Note: The first phase of Songjiang Tram T2 Line includes Songjiang Tram T5 Line Thames Town West Station-North Sanxin Road Station. After the completion of Songjiang Tram T5 Line, this section will be operated by Songjiang Tram T5 Line.

The first  section of the system, with 20 stations, opened on 26 December 2018.

A  section (including the remaining section of T2, and part of T1) opened on 10 August 2019.

The remaining section of T1 (from Xinqiao Railway Station to Xinmiaosan Road) opened on 30 December 2019. The section is  in length.

In 2020, the Songjiang tram T2 line construction project won the 2018-2019 Shanghai Municipal Engineering Gold Award.
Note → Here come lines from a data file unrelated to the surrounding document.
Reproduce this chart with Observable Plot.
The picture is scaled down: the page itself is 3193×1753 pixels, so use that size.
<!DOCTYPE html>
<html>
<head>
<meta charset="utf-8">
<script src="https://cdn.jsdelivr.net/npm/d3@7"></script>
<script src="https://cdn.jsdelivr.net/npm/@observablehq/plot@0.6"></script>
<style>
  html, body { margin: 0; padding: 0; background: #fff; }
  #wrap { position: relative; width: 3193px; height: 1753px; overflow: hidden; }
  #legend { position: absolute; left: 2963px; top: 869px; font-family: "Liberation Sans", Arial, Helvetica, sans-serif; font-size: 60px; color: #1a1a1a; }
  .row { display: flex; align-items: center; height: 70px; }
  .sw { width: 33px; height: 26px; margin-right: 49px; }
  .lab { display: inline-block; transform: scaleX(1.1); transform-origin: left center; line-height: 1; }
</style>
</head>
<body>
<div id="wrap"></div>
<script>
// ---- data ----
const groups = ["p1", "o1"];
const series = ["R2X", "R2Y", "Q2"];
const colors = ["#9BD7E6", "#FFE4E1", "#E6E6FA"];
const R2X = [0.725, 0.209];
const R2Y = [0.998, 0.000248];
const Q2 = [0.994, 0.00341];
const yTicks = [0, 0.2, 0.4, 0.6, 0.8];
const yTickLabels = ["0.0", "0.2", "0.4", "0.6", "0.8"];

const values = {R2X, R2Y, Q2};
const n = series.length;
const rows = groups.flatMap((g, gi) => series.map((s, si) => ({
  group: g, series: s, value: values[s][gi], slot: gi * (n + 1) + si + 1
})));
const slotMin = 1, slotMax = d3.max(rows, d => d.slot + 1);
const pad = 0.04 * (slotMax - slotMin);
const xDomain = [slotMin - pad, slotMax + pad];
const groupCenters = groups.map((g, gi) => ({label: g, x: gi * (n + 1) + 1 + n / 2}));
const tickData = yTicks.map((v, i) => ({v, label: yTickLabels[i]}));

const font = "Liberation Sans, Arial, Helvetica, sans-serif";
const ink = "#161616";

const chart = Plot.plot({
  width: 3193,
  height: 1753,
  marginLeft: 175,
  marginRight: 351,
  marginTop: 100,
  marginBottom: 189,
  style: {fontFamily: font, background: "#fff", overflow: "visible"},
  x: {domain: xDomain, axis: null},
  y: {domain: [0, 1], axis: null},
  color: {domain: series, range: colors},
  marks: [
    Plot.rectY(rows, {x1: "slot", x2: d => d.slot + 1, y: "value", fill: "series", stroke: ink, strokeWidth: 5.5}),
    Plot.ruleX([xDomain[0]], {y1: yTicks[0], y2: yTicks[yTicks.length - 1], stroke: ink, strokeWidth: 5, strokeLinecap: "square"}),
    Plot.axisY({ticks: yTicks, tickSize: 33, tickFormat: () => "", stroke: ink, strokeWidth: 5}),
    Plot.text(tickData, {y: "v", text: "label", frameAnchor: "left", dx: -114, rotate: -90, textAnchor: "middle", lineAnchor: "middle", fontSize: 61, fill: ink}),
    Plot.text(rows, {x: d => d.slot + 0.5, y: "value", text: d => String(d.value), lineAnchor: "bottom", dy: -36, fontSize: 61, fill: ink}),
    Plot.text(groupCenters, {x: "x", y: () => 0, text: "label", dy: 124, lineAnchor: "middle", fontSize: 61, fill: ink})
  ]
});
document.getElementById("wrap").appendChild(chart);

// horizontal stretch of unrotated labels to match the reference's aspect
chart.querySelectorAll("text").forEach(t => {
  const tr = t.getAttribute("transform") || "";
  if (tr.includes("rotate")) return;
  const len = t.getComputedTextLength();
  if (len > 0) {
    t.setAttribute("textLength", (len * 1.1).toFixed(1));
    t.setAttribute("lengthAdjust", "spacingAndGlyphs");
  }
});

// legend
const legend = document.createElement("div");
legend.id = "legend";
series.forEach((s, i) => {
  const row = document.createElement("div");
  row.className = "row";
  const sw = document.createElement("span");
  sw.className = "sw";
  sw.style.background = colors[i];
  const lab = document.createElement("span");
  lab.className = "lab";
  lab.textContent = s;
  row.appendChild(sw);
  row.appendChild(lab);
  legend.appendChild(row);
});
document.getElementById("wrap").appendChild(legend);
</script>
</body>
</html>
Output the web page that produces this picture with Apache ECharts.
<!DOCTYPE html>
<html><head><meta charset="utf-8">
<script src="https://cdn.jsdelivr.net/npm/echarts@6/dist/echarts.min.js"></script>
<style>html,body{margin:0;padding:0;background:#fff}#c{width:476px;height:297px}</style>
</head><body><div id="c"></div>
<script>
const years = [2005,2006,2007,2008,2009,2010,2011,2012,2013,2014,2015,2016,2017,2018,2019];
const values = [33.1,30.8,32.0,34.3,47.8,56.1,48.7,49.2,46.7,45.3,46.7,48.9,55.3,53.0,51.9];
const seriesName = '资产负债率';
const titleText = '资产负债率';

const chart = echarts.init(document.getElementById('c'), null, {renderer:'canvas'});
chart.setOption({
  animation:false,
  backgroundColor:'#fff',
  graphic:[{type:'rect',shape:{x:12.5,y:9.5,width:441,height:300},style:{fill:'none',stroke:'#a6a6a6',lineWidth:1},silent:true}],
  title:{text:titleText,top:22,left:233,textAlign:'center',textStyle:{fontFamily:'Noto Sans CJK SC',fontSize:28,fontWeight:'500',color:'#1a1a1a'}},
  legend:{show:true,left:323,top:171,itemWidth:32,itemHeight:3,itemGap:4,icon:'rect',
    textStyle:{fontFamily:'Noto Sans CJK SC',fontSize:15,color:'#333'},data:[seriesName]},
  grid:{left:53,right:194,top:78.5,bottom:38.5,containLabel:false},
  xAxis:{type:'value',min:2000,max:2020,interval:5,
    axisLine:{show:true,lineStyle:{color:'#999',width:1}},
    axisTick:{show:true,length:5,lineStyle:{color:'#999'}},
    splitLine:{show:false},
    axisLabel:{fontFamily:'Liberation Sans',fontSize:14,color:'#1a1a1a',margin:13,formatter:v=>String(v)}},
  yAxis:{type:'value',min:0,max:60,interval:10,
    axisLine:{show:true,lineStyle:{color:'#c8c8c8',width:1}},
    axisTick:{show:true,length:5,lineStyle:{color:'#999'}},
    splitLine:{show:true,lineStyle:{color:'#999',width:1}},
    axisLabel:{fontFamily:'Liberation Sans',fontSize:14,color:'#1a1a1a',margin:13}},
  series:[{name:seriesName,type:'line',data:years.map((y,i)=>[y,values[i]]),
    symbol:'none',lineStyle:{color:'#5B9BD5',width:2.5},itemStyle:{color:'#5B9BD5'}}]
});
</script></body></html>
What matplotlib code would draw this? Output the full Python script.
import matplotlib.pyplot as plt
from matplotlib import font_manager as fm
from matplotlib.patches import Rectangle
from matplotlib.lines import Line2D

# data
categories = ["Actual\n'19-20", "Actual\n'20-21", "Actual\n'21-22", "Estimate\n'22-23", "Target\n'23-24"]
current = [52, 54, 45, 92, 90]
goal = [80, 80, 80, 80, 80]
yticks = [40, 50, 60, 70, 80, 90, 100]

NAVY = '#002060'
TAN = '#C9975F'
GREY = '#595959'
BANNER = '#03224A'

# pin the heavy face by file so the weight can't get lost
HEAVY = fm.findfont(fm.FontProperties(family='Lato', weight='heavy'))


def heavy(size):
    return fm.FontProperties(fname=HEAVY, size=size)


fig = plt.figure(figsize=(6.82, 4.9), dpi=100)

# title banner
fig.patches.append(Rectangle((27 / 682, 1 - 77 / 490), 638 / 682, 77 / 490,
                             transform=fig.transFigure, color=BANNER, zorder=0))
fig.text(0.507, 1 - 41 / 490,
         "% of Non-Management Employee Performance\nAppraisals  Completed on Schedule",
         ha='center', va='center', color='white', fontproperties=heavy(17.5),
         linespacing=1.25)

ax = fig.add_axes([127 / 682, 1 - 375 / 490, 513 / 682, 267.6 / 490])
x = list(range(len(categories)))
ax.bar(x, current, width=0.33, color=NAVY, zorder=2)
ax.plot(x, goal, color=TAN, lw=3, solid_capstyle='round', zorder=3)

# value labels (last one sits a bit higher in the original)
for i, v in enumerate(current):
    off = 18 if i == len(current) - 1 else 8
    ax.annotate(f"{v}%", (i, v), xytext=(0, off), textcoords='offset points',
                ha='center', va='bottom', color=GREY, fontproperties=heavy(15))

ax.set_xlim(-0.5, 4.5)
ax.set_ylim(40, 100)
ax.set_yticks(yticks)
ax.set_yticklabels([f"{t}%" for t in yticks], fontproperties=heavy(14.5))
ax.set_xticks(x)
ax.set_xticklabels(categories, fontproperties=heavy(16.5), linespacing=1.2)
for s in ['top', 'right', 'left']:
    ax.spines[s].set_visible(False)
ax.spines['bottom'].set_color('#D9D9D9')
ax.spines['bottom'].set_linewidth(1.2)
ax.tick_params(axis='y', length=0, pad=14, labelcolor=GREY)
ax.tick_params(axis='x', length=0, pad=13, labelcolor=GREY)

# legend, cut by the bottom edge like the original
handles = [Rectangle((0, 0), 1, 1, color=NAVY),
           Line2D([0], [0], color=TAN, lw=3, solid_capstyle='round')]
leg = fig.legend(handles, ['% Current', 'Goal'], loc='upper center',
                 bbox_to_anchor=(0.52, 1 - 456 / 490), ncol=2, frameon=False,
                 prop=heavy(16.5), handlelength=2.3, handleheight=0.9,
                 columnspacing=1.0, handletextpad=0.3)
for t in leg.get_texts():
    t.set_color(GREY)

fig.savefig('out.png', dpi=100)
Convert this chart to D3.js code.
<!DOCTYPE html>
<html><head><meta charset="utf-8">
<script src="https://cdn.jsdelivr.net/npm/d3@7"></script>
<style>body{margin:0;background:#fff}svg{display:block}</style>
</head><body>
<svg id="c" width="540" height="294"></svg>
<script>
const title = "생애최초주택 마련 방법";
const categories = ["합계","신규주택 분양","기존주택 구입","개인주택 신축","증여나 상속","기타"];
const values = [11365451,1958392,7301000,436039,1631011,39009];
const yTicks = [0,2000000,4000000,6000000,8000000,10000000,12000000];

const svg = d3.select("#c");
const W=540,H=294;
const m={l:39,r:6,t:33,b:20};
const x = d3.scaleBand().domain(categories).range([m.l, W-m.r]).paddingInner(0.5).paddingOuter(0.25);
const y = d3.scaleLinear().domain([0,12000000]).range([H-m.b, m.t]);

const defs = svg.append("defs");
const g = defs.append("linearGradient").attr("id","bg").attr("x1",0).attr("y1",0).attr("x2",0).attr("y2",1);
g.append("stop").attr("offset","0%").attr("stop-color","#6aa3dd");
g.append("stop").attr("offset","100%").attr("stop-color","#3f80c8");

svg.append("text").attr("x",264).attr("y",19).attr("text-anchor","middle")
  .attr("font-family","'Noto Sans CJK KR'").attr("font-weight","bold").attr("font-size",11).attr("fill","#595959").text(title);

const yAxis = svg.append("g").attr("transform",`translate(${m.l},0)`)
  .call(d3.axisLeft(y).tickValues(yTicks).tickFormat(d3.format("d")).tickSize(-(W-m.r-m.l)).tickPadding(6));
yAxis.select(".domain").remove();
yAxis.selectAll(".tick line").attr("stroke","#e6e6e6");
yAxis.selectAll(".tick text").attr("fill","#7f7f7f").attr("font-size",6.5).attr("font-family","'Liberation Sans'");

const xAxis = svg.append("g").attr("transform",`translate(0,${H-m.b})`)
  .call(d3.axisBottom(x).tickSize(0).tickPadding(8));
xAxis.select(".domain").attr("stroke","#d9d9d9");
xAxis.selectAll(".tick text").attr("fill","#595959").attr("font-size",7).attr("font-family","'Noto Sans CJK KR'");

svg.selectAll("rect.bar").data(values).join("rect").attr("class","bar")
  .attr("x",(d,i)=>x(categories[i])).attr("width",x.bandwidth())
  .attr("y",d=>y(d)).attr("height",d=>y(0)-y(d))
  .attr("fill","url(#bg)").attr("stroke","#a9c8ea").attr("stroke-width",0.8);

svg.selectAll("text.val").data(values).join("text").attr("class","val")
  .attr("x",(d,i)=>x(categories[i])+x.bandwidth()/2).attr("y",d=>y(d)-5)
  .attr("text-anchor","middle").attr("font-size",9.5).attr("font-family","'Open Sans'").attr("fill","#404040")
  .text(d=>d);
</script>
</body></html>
The opening time of Chenta Road station on T1 is still unknown.

Passenger flow 
From December 26, 2018 to February 9, 2019, the total passenger flow of Songjiang tram T2 line reached 478,334, and the average daily passenger flow was 10,398.
 From December 26, 2018 to April 4, 2019, Songjiang tram T2 line transported a total of 1.084 million passengers, with an average daily passenger flow of 10,845, of which a single-day passenger flow reached 20,314 on December 31, 2018.
 From the opening of trial operation on December 26, 2018 to June 25, 2019 the total number of passengers carried was 2,108,687, the average daily passenger flow was 11,586, and the maximum passenger flow in a single day was 20,478.
 In 2021 the total passenger flow of the two lines is 9.1778 million; the average daily passenger flow of the two lines 25,100 passengers, and the highest passenger flow in a single day occurred on December 31, 2021, with 38,000 passengers.

Stations

Songjiang Tram T1

Songjiang Tram T2
The current operating mileage is about 14.0 kilometers  with 20 stations (excluding the common line section).

Future expansion

Under construction
The west extension of the T2 line started construction on 19 February 2021 runs from Sanxin North Road to Xiangkun Road, with a total of 9 stations, with a total length of about 7.4 kilometers. The line runs along Xinsongjiang Road, Wensong Road, Dingsheng Road, and Wenxiang Road from east to west, with a total of Sanxin North Road Station, Chenta Road Station, Dingyuan Road Station, Dingsong Road Station, Dingwen Road Station, and Dingsheng Road. 9 stations including Lu Station, Hexi Street Station, Kunde Road Station and Xiangkun Road Station.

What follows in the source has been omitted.